In 2010 I blogged about the exciting finding that researchers could derive most blood cell types from stem cells. You can read more about that here. Here also is a video of Micky Bhatia discussing the findings: Mick Bhatia on turning skin cells into blood.
Now comes a new paper (you can read it here) from a team of researchers led by ACT’s Robert Lanza that reports the production of human platelets from human ES cells. The platelets functioned normally in tests in mice. Of course human trials would be needed as well.
There is tremendous need for both blood and platelets throughout the world. These findings suggest that stem cell-derived blood may be on the horizon in 5-10 years as a treatment for the millions of patients who need it. Platelets are also extremely important for medicine as well and as one reads through this paper, it would appear that stem cell-derived platelets could be approved for therapies as well.

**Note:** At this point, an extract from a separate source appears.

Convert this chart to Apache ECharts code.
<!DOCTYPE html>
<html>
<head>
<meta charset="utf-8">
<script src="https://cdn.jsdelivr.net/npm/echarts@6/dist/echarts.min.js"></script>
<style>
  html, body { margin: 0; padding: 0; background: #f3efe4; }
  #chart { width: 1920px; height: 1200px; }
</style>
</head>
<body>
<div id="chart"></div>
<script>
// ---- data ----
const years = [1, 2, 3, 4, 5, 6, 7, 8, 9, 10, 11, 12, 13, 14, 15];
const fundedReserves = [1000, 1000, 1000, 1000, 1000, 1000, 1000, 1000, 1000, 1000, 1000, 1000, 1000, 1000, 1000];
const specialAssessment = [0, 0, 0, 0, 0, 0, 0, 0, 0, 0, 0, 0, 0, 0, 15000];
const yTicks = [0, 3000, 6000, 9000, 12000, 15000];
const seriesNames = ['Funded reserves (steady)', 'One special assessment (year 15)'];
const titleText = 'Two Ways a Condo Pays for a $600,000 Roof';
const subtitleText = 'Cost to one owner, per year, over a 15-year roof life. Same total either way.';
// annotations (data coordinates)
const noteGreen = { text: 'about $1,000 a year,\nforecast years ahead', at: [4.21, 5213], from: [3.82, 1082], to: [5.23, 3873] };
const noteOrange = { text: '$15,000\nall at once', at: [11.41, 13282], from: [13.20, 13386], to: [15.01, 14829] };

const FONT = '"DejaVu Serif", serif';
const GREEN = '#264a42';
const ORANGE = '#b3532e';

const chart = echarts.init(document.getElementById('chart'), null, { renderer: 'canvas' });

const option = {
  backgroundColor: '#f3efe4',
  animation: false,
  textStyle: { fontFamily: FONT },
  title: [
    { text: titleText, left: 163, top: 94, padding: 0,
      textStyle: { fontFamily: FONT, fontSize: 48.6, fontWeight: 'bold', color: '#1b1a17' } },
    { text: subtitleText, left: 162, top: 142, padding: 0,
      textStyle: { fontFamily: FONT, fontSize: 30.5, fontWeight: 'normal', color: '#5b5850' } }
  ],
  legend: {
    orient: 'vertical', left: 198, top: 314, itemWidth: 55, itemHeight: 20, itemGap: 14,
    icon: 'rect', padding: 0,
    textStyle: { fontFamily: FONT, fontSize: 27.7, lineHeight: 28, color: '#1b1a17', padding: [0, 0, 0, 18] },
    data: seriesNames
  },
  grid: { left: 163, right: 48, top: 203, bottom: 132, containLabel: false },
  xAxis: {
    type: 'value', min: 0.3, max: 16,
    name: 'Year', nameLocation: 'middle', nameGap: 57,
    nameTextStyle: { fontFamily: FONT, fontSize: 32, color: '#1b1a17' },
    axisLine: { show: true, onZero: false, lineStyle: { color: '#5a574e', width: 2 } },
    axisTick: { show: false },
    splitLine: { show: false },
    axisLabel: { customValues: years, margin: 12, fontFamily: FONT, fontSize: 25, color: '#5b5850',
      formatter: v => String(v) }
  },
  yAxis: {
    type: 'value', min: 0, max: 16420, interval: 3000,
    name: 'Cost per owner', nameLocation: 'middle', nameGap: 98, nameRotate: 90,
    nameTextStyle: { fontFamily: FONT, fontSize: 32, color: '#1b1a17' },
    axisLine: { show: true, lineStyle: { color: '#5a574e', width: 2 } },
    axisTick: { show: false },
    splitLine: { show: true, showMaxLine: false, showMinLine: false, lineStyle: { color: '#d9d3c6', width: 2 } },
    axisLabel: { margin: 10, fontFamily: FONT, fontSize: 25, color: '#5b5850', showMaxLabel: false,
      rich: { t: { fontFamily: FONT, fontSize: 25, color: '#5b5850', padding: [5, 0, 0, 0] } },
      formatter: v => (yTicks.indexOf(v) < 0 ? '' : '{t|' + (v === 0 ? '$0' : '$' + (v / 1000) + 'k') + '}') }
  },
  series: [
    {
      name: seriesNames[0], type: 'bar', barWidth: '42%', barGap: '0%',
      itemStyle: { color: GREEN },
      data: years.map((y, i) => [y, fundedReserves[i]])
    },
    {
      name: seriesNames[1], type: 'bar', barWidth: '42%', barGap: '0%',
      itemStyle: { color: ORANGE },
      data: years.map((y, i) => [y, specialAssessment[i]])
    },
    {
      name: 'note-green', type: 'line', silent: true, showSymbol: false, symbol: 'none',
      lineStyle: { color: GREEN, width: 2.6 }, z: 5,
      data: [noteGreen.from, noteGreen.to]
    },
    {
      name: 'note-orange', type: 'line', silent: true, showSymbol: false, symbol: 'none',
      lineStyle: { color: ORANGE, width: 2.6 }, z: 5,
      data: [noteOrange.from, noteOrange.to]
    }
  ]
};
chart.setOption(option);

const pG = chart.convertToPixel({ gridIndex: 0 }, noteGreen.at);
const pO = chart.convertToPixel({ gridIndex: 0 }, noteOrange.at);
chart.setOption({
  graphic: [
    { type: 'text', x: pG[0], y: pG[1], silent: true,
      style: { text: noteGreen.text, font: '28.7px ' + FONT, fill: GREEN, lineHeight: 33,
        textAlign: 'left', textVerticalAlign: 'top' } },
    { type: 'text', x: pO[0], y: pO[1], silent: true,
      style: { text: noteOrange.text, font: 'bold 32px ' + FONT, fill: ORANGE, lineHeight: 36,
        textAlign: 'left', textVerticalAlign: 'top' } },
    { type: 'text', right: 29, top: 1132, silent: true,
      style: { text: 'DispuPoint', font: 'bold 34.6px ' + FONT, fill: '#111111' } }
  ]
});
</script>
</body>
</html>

Of course, clinical grade platelets would be far simpler to produce than whole blood, which is quite complex, and the paper from the Bhatia lab in 2010 reported they were not able to make lymphocytes.
One of the advantages of platelets and red blood cells (RBCs) derived from stem cells is that they would pose no cancer safety risk to patients, assuming no residual human ES cells remained, since both platelets and RBCs have no nuclei and hence no DNA so they cannot replicate. Another advantage would be to lessen the need for donors.
Hopefully these different teams of researchers can work together toward the ultimate goal of making stem cell-derived whole blood, perhaps even a universal donor type of blood.